The next evening in Cardiff I saw another, far more famous and harrowing opera on the subject of love’s dreadfulness, Puccini’s greatest opera, Madam Butterfly. This is a work that I am convinced one should not see too often, because its surface allure is so appealing that one might go to experience that at the expense of the deep agonies which Puccini unflinchingly presents. This WNO production, originally by the GDR director Joachim Herz, I first saw in 1978, but it has weathered well. The set is a matter of over-arching foliage, and the house has many sliding panels that create or eliminate separate rooms. The main difference in this dramatic production is that it incorporates some of the music which the composer cut after the fiasco of the opening night. In Act One there is much more of Butterfly’s relations, including the irksome drunken uncle, than survived for the second run in Brescia and success; many phrases in the love duet are slightly different; and, most intrusively, the last act has not got Pinkerton’s pathetic aria of self-reproach — indeed he leaves the stage singing ‘I’ll get over it’ (in Italian). His American wife Kate has a much more positive role in the action, even singing Cio-Cio-San’s ‘Triste madre! Triste madre!’ and thus just about ceasing to be the most nugatory character in all opera.

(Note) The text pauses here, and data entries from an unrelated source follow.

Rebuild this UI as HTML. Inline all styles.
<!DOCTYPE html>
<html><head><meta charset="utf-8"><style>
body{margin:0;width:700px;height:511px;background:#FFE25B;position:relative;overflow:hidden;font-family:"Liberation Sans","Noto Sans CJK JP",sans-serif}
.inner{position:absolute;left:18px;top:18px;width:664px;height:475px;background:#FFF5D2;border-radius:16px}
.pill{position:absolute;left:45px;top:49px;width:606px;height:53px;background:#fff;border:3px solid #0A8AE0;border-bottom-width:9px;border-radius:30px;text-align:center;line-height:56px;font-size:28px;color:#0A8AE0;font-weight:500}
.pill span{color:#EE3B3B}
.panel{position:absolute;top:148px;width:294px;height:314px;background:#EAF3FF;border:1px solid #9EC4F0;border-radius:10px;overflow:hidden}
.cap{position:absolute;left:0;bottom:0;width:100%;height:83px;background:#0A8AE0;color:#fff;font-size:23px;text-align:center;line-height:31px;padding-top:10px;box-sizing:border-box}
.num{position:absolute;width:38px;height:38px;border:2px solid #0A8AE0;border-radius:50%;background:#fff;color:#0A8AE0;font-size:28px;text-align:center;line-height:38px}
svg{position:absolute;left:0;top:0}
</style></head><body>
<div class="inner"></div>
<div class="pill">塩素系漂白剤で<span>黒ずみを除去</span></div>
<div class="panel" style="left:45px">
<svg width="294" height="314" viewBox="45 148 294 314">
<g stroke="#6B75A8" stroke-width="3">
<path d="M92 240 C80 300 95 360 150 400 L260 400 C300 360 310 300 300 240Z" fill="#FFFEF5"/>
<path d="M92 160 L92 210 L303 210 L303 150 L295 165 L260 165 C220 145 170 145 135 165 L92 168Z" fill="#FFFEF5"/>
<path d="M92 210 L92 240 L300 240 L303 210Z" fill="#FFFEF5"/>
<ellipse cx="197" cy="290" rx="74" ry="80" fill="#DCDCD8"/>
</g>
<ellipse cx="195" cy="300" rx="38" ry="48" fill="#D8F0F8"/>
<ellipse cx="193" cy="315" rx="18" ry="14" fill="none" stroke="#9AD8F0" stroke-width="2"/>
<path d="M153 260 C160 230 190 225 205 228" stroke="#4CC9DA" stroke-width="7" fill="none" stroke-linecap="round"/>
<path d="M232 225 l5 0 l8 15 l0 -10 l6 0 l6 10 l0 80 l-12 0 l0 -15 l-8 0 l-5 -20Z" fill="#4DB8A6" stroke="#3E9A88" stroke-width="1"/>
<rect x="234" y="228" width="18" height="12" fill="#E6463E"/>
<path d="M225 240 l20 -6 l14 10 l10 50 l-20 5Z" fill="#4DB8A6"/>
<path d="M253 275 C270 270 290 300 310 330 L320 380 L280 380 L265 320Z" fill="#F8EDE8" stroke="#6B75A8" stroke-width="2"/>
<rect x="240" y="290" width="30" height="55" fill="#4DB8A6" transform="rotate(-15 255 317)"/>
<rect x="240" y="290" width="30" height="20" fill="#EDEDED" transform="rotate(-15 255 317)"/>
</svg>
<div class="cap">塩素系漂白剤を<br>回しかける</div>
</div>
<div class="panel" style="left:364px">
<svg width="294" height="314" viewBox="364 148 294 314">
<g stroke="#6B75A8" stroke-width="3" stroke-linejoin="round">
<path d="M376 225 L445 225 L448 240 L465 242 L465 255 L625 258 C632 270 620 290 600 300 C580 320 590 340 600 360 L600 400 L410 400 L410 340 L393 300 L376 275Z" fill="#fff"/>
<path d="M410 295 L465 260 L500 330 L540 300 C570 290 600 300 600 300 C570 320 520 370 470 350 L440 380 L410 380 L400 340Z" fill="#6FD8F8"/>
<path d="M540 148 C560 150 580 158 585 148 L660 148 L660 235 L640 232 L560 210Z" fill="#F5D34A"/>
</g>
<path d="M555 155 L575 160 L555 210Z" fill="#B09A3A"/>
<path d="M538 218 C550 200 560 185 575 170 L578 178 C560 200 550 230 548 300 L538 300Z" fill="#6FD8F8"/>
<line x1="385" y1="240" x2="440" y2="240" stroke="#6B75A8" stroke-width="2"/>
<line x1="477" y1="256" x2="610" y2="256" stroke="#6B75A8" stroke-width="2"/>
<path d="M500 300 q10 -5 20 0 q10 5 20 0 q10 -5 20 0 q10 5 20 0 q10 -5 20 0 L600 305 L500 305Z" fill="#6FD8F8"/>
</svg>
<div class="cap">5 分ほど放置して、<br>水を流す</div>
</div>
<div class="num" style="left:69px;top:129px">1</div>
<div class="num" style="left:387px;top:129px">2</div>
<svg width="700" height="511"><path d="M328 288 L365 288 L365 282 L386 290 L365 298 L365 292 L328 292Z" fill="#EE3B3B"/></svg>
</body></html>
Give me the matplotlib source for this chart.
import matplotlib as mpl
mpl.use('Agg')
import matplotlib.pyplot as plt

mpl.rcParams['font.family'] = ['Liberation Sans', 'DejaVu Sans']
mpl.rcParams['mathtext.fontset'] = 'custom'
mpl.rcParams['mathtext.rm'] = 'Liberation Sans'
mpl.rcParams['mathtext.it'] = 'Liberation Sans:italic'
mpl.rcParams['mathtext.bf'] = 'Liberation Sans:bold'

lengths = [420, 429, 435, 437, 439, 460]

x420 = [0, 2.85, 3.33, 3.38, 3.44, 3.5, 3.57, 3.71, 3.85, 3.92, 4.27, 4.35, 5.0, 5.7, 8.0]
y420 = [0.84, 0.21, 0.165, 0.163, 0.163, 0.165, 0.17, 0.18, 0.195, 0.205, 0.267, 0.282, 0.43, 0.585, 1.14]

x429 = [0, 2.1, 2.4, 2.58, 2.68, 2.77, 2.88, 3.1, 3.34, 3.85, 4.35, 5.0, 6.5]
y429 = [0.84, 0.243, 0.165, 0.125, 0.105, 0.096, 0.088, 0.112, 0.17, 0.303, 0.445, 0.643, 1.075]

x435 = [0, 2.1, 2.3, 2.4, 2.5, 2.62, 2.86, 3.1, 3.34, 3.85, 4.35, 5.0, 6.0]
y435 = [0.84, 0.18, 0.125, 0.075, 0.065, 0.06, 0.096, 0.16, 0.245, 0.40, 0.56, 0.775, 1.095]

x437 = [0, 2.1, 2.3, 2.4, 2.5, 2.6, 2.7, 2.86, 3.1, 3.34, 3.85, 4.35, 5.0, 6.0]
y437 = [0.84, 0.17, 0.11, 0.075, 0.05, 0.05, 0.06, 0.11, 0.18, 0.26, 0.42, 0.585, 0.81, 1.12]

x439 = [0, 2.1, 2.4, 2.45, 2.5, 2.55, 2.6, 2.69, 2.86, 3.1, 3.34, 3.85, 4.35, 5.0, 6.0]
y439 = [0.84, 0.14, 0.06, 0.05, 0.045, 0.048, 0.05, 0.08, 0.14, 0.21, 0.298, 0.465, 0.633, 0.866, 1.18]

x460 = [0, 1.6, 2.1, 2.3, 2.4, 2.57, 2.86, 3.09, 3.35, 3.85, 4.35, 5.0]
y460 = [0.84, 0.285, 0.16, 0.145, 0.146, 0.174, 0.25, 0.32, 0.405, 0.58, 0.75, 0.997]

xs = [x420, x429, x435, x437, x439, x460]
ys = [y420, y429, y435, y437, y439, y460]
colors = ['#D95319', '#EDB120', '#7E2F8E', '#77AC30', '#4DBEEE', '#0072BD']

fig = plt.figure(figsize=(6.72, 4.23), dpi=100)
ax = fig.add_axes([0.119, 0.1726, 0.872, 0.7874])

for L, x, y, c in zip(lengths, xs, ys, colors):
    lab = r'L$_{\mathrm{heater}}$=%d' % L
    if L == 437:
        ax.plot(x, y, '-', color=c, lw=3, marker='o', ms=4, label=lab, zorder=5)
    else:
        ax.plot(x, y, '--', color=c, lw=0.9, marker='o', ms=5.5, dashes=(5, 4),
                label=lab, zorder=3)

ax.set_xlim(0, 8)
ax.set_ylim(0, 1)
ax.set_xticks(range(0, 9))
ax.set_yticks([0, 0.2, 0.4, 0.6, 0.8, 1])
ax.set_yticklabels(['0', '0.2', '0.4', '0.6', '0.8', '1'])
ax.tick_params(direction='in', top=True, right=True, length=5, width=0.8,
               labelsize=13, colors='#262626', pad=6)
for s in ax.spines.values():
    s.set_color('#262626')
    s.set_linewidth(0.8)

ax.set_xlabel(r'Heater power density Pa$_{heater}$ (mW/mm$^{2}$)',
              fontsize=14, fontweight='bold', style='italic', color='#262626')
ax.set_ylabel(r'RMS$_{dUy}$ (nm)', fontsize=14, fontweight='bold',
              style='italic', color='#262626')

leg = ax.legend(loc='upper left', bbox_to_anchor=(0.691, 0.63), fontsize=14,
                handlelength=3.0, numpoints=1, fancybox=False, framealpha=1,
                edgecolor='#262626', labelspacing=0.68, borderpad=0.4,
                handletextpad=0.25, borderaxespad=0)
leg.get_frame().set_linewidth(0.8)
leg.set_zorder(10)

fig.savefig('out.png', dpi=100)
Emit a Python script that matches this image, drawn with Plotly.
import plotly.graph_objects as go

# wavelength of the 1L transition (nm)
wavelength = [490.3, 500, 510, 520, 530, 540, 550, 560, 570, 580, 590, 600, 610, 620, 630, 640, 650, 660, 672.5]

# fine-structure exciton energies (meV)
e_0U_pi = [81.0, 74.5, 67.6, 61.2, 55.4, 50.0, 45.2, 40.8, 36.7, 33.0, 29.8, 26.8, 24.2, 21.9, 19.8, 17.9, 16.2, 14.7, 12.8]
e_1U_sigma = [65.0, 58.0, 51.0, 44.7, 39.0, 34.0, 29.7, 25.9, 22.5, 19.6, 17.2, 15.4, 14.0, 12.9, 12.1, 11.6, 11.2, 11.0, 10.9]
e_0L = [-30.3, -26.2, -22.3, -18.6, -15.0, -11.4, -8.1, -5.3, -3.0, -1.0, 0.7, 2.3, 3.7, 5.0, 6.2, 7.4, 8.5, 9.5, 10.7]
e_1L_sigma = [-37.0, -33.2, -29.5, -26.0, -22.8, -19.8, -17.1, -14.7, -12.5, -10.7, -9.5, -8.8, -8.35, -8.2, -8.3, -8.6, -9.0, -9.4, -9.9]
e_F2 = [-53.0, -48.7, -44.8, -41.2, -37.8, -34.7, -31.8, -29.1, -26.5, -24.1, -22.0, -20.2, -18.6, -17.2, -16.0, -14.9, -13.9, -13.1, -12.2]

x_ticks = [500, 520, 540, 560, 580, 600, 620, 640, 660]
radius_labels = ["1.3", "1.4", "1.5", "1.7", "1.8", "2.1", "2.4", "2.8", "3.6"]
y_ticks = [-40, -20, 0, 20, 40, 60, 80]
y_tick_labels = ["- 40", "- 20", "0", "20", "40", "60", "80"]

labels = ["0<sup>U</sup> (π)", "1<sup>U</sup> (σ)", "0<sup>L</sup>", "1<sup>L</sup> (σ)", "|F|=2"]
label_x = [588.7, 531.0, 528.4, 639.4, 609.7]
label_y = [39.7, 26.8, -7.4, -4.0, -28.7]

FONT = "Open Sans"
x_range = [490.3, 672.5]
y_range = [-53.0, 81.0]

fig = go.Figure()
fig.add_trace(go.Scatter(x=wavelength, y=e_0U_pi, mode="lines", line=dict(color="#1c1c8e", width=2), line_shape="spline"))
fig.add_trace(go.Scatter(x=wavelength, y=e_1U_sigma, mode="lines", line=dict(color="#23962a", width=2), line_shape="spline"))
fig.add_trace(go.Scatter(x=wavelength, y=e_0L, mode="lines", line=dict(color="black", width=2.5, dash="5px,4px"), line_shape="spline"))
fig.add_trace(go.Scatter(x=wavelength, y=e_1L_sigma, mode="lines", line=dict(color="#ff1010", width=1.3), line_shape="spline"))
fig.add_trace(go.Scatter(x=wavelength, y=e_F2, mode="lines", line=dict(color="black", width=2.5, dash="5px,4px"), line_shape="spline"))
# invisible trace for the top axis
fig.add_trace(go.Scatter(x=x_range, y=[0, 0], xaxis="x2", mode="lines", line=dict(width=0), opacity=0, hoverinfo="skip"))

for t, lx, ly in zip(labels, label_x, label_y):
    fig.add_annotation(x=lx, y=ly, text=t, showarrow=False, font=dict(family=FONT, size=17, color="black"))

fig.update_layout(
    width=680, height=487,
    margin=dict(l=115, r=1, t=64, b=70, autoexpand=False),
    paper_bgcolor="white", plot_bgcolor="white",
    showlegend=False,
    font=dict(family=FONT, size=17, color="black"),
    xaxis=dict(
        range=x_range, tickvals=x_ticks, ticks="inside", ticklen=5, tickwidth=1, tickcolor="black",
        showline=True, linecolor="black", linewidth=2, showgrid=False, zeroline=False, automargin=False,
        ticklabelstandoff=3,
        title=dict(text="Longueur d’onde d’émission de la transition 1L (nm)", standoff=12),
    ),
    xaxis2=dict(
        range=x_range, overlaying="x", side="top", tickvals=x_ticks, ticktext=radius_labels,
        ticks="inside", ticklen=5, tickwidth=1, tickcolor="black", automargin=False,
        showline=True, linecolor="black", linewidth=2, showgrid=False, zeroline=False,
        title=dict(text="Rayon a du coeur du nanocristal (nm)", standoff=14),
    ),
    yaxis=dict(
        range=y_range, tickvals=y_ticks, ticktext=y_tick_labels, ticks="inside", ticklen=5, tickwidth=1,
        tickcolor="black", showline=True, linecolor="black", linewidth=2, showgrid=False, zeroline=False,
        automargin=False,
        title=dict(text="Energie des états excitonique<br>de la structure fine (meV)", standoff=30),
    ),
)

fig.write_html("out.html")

The title role is sung, in the second cast, by Linda Richardson, who still has a lot to learn about the role, but was sufficiently in command of it to show that she may become one of its leading contemporary exponents; and the same goes for the burly Pinkerton of Paul Charles Clarke, jolly and shamingly callous. Conductor Lawrence Foster, an Enescu expert, tended to dwell on ravishing orchestral details rather than the grand shape, and WNO’s orchestra responded with familiar fine playing. I was moved, but not shattered; quite a relief.